→ Instructions for the task: Quote the data exactly, first line to the line containing "const yTicks = [0, 5, 10, 15, 20];", with no pictures.

::::

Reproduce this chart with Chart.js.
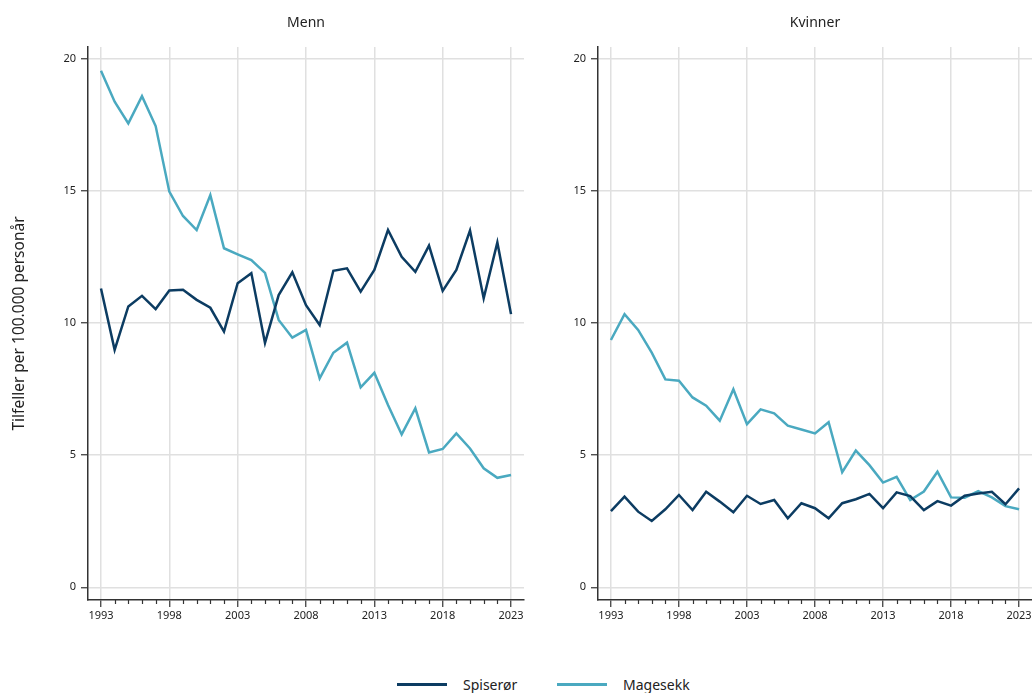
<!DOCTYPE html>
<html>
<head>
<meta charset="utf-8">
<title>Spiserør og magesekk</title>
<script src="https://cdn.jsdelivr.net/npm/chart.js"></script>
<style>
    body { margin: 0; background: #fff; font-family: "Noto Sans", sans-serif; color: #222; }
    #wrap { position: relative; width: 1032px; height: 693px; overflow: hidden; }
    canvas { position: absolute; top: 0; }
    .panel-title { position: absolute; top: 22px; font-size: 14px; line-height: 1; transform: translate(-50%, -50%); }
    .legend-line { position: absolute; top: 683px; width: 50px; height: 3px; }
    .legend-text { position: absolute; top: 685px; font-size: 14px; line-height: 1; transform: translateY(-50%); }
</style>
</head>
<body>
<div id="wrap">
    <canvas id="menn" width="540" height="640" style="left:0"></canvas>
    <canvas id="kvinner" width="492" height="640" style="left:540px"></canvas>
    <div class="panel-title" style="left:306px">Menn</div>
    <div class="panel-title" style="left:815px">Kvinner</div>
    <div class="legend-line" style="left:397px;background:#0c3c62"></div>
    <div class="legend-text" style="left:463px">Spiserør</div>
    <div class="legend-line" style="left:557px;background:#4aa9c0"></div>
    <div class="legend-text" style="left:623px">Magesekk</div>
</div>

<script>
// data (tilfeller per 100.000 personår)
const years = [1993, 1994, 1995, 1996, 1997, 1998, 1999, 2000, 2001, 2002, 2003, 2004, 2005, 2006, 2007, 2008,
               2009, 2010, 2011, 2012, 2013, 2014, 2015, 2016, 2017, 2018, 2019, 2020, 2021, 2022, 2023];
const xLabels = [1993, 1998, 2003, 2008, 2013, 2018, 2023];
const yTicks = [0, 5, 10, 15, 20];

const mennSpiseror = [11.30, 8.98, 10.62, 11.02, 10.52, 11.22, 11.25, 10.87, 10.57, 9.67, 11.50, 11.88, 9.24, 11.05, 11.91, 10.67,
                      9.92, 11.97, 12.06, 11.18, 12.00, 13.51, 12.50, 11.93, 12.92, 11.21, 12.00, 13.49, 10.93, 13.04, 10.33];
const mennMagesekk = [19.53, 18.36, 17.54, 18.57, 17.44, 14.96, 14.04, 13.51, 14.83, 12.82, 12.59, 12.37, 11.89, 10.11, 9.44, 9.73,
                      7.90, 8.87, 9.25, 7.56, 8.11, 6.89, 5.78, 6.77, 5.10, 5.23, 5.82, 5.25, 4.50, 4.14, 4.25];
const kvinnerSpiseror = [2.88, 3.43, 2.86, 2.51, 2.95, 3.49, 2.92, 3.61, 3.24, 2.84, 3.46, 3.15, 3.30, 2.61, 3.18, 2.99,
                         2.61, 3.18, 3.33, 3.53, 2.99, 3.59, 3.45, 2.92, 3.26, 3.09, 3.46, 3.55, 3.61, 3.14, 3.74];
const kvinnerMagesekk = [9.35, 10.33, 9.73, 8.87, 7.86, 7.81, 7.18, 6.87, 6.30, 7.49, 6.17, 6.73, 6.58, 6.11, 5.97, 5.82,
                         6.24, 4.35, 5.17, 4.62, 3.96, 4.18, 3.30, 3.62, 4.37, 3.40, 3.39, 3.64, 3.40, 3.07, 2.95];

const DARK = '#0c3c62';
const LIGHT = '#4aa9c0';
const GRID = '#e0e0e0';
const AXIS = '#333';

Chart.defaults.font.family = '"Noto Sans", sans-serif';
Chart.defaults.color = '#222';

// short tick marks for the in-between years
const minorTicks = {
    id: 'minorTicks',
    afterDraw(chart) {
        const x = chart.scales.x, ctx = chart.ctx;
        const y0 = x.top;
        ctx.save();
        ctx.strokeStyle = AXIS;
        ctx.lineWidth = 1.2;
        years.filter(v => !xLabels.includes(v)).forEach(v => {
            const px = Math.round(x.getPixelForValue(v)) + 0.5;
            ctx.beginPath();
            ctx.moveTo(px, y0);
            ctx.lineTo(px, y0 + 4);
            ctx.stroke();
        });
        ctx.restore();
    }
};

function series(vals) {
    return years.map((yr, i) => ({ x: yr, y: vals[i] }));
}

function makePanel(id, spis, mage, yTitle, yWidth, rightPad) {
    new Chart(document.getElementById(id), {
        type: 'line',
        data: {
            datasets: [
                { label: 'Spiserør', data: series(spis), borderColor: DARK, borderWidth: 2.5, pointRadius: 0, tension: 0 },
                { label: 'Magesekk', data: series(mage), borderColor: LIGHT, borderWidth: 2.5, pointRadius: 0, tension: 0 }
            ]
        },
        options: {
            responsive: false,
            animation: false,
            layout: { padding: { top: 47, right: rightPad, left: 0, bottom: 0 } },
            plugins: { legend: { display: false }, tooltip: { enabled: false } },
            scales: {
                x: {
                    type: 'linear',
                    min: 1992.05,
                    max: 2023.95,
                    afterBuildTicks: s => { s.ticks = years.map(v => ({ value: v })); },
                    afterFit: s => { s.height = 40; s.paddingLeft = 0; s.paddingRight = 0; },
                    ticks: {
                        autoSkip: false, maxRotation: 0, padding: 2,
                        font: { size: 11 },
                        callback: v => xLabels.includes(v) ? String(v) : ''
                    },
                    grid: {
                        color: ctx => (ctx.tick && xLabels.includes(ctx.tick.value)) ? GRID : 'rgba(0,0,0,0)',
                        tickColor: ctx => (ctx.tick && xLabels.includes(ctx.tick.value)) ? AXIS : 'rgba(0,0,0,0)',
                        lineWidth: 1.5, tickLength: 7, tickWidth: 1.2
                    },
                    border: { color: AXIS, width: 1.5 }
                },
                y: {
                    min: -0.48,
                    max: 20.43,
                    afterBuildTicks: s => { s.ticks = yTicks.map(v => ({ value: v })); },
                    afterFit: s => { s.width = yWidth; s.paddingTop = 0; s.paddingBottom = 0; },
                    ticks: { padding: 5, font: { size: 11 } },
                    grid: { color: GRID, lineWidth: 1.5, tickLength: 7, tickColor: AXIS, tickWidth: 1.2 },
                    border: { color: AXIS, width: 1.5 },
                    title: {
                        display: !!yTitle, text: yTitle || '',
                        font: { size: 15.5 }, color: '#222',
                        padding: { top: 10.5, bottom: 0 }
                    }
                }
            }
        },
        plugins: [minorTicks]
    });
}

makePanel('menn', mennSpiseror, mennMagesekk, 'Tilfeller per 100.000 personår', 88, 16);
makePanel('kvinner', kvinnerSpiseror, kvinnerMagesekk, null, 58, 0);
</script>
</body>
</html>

::::

→ Answer:
Reproduce this chart with Chart.js.
<!DOCTYPE html>
<html>
<head>
<meta charset="utf-8">
<title>Spiserør og magesekk</title>
<script src="https://cdn.jsdelivr.net/npm/chart.js"></script>
<style>
    body { margin: 0; background: #fff; font-family: "Noto Sans", sans-serif; color: #222; }
    #wrap { position: relative; width: 1032px; height: 693px; overflow: hidden; }
    canvas { position: absolute; top: 0; }
    .panel-title { position: absolute; top: 22px; font-size: 14px; line-height: 1; transform: translate(-50%, -50%); }
    .legend-line { position: absolute; top: 683px; width: 50px; height: 3px; }
    .legend-text { position: absolute; top: 685px; font-size: 14px; line-height: 1; transform: translateY(-50%); }
</style>
</head>
<body>
<div id="wrap">
    <canvas id="menn" width="540" height="640" style="left:0"></canvas>
    <canvas id="kvinner" width="492" height="640" style="left:540px"></canvas>
    <div class="panel-title" style="left:306px">Menn</div>
    <div class="panel-title" style="left:815px">Kvinner</div>
    <div class="legend-line" style="left:397px;background:#0c3c62"></div>
    <div class="legend-text" style="left:463px">Spiserør</div>
    <div class="legend-line" style="left:557px;background:#4aa9c0"></div>
    <div class="legend-text" style="left:623px">Magesekk</div>
</div>

<script>
// data (tilfeller per 100.000 personår)
const years = [1993, 1994, 1995, 1996, 1997, 1998, 1999, 2000, 2001, 2002, 2003, 2004, 2005, 2006, 2007, 2008,
               2009, 2010, 2011, 2012, 2013, 2014, 2015, 2016, 2017, 2018, 2019, 2020, 2021, 2022, 2023];
const xLabels = [1993, 1998, 2003, 2008, 2013, 2018, 2023];
const yTicks = [0, 5, 10, 15, 20];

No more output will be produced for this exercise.